The constant in Pekar’s life is not his resignation but his fighting spirit. He’s desperately lonely and, as he admits, horny as hell; twice-divorced, he makes a go of it with a fan, Joyce Brabner (the superlative Hope Davis), who is more than his match. (The real Joyce also makes an appearance.) Their courtship has an edge: A lefty activist, Joyce has a low regard for showbiz. (Watching Pekar on Letterman, she switches the channel to news about Iran-contra.) With her bangs and big, oval glasses, Joyce may look like a superannuated flower child, but she possesses a cast-iron will and the desire to live a more comfortable, less pack-ratty life. Miraculously, she builds a family with Pekar, and they adopt a daughter. Although Pekar might not admit it, the bourgeois comforts of home are a curative for him. When he receives a dire medical diagnosis, Joyce refuses to feed his fear. She gets him to put it all down in his newest comic book. When Pekar says that “life seems so sweet and so hard, and so hard to give up in the end,” he is speaking with the authenticity of a man who has really been through something. Pekar is not meant to be a “little guy” whom we can all rally around. He is as self-serving and ambitious, in his way, as any other artist who wants to be remembered, and his heroes are such big guys as Ornette Coleman and Theodore Dreiser. His happiness, in the end, is equivocal and hard-won—a work in progress. It would be a mistake to regard American Splendor as an anthem for the common man. It is the uncommon that is being celebrated here.

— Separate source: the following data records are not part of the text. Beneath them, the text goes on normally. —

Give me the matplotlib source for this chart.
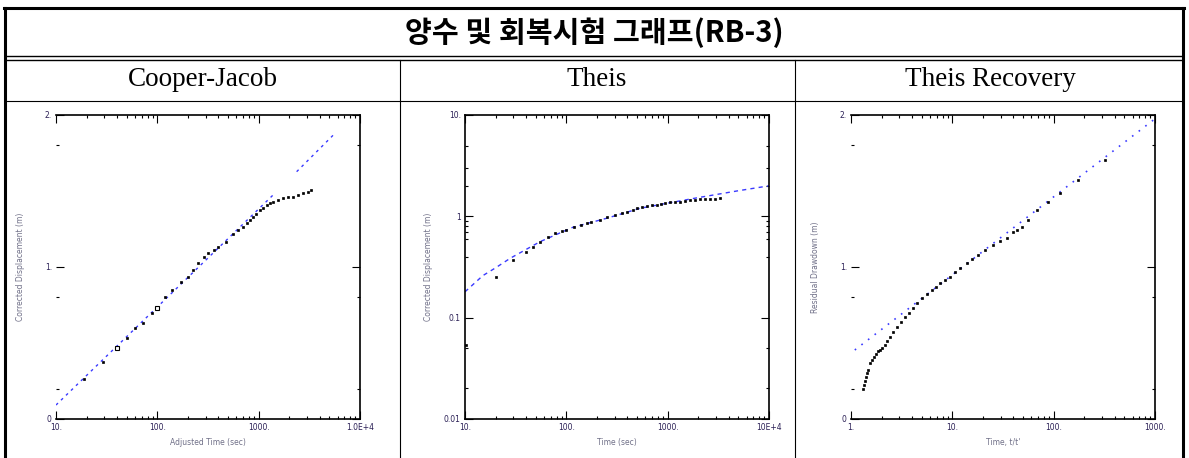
import numpy as np
import matplotlib
matplotlib.use("Agg")
import matplotlib.pyplot as plt
from matplotlib.lines import Line2D
from matplotlib.ticker import FixedLocator, NullFormatter

plt.rcParams['font.family'] = ['DejaVu Sans']

title = "양수 및 회복시험 그래프(RB-3)"
headers = ["Cooper-Jacob", "Theis", "Theis Recovery"]

# Cooper-Jacob: adjusted time (sec) vs drawdown (m)
cj_time = [19, 29, 40, 50, 60, 73, 88, 100, 120, 140, 170, 202, 226, 253, 288, 317,
           360, 397, 480, 560, 627, 700, 760, 820, 885, 950, 1030, 1110, 1200, 1300,
           1390, 1550, 1730, 1950, 2180, 2450, 2750, 3050, 3320]
cj_draw = [0.26, 0.377, 0.465, 0.53, 0.597, 0.63, 0.695, 0.728, 0.805, 0.849, 0.9, 0.936,
           0.98, 1.024, 1.068, 1.09, 1.11, 1.134, 1.167, 1.22, 1.244, 1.265, 1.287, 1.31,
           1.33, 1.35, 1.375, 1.39, 1.408, 1.42, 1.43, 1.44, 1.452, 1.458, 1.463, 1.472,
           1.485, 1.495, 1.507]
cj_fit_time = [10, 1445, np.nan, 2370, 5660]
cj_fit_draw = [0.092, 1.485, np.nan, 1.627, 1.879]

# Theis: time (sec) vs drawdown (m), log-log
th_time = [10.3, 20, 30, 40, 47, 55, 66, 77, 90, 100, 120, 141, 160, 176, 214, 250, 300,
           352, 400, 450, 495, 560, 630, 700, 780, 860, 940, 1050, 1180, 1320, 1480,
           1650, 1850, 2080, 2330, 2610, 2900, 3260]
th_draw = [0.054, 0.254, 0.37, 0.448, 0.5, 0.56, 0.62, 0.68, 0.71, 0.733, 0.79, 0.83,
           0.86, 0.885, 0.93, 0.99, 1.03, 1.07, 1.1, 1.15, 1.2, 1.23, 1.26, 1.28,
           1.3, 1.32, 1.35, 1.37, 1.385, 1.4, 1.42, 1.44, 1.45, 1.47, 1.48, 1.48, 1.49, 1.51]
th_fit_time = [10, 15, 20, 28, 55, 116, 250, 533, 1000, 2000, 5000, 10000]
th_fit_draw = [0.18, 0.26, 0.31, 0.386, 0.562, 0.78, 0.957, 1.2, 1.35, 1.53, 1.79, 2.0]

# Theis Recovery: t/t' vs residual drawdown (m)
tr_ratio = [1.32, 1.34, 1.37, 1.40, 1.44, 1.48, 1.54, 1.60, 1.67, 1.75, 1.84, 1.93, 2.03,
            2.15, 2.28, 2.43, 2.6, 2.84, 3.1, 3.41, 3.75, 4.09, 4.5, 5.02, 5.6, 6.3, 6.9,
            7.55, 8.5, 9.48, 10.6, 11.9, 13.9, 15.8, 17.9, 21, 25.2, 29.5, 34.7, 39.8,
            43.1, 48.3, 56.2, 67.9, 88.6, 115.5, 175, 321]
tr_draw = [0.20, 0.225, 0.25, 0.275, 0.30, 0.325, 0.368, 0.39, 0.41, 0.43, 0.445, 0.454,
           0.47, 0.49, 0.515, 0.539, 0.57, 0.605, 0.64, 0.671, 0.70, 0.730, 0.76, 0.796,
           0.82, 0.849, 0.87, 0.895, 0.915, 0.934, 0.965, 0.993, 1.026, 1.05, 1.079, 1.11,
           1.145, 1.17, 1.191, 1.23, 1.245, 1.265, 1.309, 1.375, 1.43, 1.485, 1.572, 1.704]
tr_fit_ratio = [1.09, 964]
tr_fit_draw = [0.454, 1.967]

W, H = 1189, 458
fig = plt.figure(figsize=(W / 100, H / 100), dpi=100)


def px_line(x0, y0, x1, y1, lw=1.0):
    fig.add_artist(Line2D([x0 / W, x1 / W], [1 - y0 / H, 1 - y1 / H],
                          color='black', lw=lw, transform=fig.transFigure))


# table grid
px_line(4, 8, 1184, 8, 2.2)
px_line(5, 8, 5, 458, 2.2)
px_line(1183, 8, 1183, 458, 2.2)
px_line(5, 56, 1183, 56, 1.0)
px_line(5, 60, 1183, 60, 1.0)
px_line(5, 101, 1183, 101, 0.8)
px_line(400, 60, 400, 458, 0.8)
px_line(795, 60, 795, 458, 0.8)

fig.text(594 / W, 1 - 33 / H, title, ha='center', va='center', fontsize=21,
         fontweight='bold', family=['Noto Sans CJK KR', 'DejaVu Sans'])
for cx, h in zip([203, 597, 990], headers):
    fig.text(cx / W, 1 - 80 / H, h, ha='center', va='center', fontsize=19.5,
             family='Liberation Serif')

tick_col = '#2a1f55'
lab_col = '#707088'
blue = '#3a3aff'
mk = dict(ls='none', marker='s', ms=1.9, mfc='black', mec='black', mew=0.5)


def make_axes(left, right):
    ax = fig.add_axes([left / W, (H - 419) / H, (right - left) / W, 304 / H])
    ax.tick_params(which='both', direction='in', top=True, right=True,
                   labelsize=5.5, labelcolor=tick_col, width=0.8, pad=3)
    ax.tick_params(which='major', length=6)
    ax.tick_params(which='minor', length=2.5)
    for s in ax.spines.values():
        s.set_linewidth(1.2)
    return ax


def lin_y(ax):
    ax.set_ylim(0, 2)
    ax.yaxis.set_major_locator(FixedLocator([0, 1, 2]))
    ax.set_yticklabels(["0", "1.", "2."])
    ax.yaxis.set_minor_locator(FixedLocator([0.2, 0.8, 1.8]))
    ax.spines['left'].set_visible(False)


# Cooper-Jacob
ax1 = make_axes(56, 360)
ax1.set_xscale('log')
ax1.set_xlim(10, 1e4)
ax1.set_xticks([10, 100, 1000, 10000])
ax1.set_xticklabels(["10.", "100.", "1000.", "1.0E+4"])
ax1.xaxis.set_minor_formatter(NullFormatter())
lin_y(ax1)
ax1.plot(cj_fit_time, cj_fit_draw, color=blue, lw=1.0, ls=(0, (2, 3)))
ax1.plot(cj_time, cj_draw, **mk)
ax1.plot([40, 100], [0.465, 0.728], ls='none', marker='s', ms=3, mfc='white',
         mec='black', mew=0.8)
ax1.set_xlabel("Adjusted Time (sec)", fontsize=5.5, color=lab_col, labelpad=4)
ax1.set_ylabel("Corrected Displacement (m)", fontsize=5.5, color=lab_col, labelpad=14)

# Theis
ax2 = make_axes(465, 769)
ax2.set_xscale('log')
ax2.set_yscale('log')
ax2.set_xlim(10, 1e4)
ax2.set_ylim(0.01, 10)
ax2.set_xticks([10, 100, 1000, 10000])
ax2.set_xticklabels(["10.", "100.", "1000.", "10E+4"])
ax2.set_yticks([0.01, 0.1, 1, 10])
ax2.set_yticklabels(["0.01", "0.1", "1", "10."])
ax2.yaxis.set_minor_locator(FixedLocator([0.02, 0.05, 0.4, 0.6, 0.7, 0.8, 0.9, 2, 3, 5]))
ax2.xaxis.set_minor_formatter(NullFormatter())
ax2.yaxis.set_minor_formatter(NullFormatter())
ax2.plot(th_fit_time, th_fit_draw, color=blue, lw=1.0, ls=(0, (3, 3)))
ax2.plot(th_time, th_draw, **mk)
ax2.set_xlabel("Time (sec)", fontsize=5.5, color=lab_col, labelpad=4)
ax2.set_ylabel("Corrected Displacement (m)", fontsize=5.5, color=lab_col, labelpad=8)

# Theis Recovery
ax3 = make_axes(851, 1155)
ax3.set_xscale('log')
ax3.set_xlim(1, 1000)
ax3.set_xticks([1, 10, 100, 1000])
ax3.set_xticklabels(["1.", "10.", "100.", "1000."])
ax3.xaxis.set_minor_formatter(NullFormatter())
lin_y(ax3)
ax3.plot(tr_fit_ratio, tr_fit_draw, color=blue, lw=1.2, ls=(0, (1, 4)))
ax3.plot(tr_ratio, tr_draw, **mk)
ax3.set_xlabel("Time, t/t'", fontsize=5.5, color=lab_col, labelpad=4)
ax3.set_ylabel("Residual Drawdown (m)", fontsize=5.5, color=lab_col, labelpad=14)

fig.savefig("out.png", dpi=100)
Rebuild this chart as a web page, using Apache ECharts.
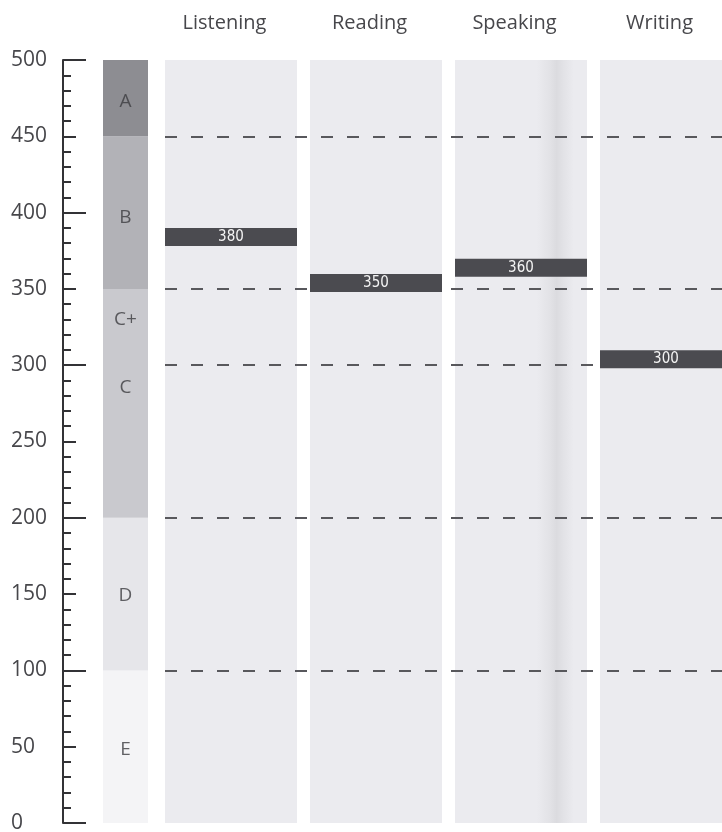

In the reasonably efficient summer-movie blowout S.W.A.T., the LAPD tactical unit’s members have names like Hondo Harrelson (Samuel L. Jackson), Jim Street (Colin Farrell), and Brian Gamble (Jeremy Renner). More imagination went into the names than into the script. Actually, there is one novel plot development: When a drug lord (Olivier Martinez) offers a $100 million bounty to anyone who will spring him from police custody, every gangbanger and yahoo in Los Angeles comes out of the woodwork. It’s a great premise for a comedy, though the filmmakers fail to see the humor. Instead, they shoot up the streets of Hollywood, Wild West–style. This has been happening a lot lately, most recently in The Italian Job and Hollywood Homicide. And now that L.A. has a subway system, we’re seeing more movie mayhem down there, too. There is something sneakily gratifying about all this: Not since the days of Earthquake have Hollywood producers so indulged their fantasies of trashing the town.

The surfing footage in Dana Brown’s Step Into Liquid inspires the requisite shock and awe, but a little goes a long way. About the fifth time I saw someone slip-sliding away from a 60-foot wave, I longed to hear someone on the soundtrack say, “That guy is really nuts.” But Brown, who is the son of Bruce (The Endless Summer) Brown, is clearly a true believer. The most contentious moment in the film comes when a stoked dude bemoans what Fast Times at Ridgemont High did to the surfer image. Sean Penn just can’t get a break these days.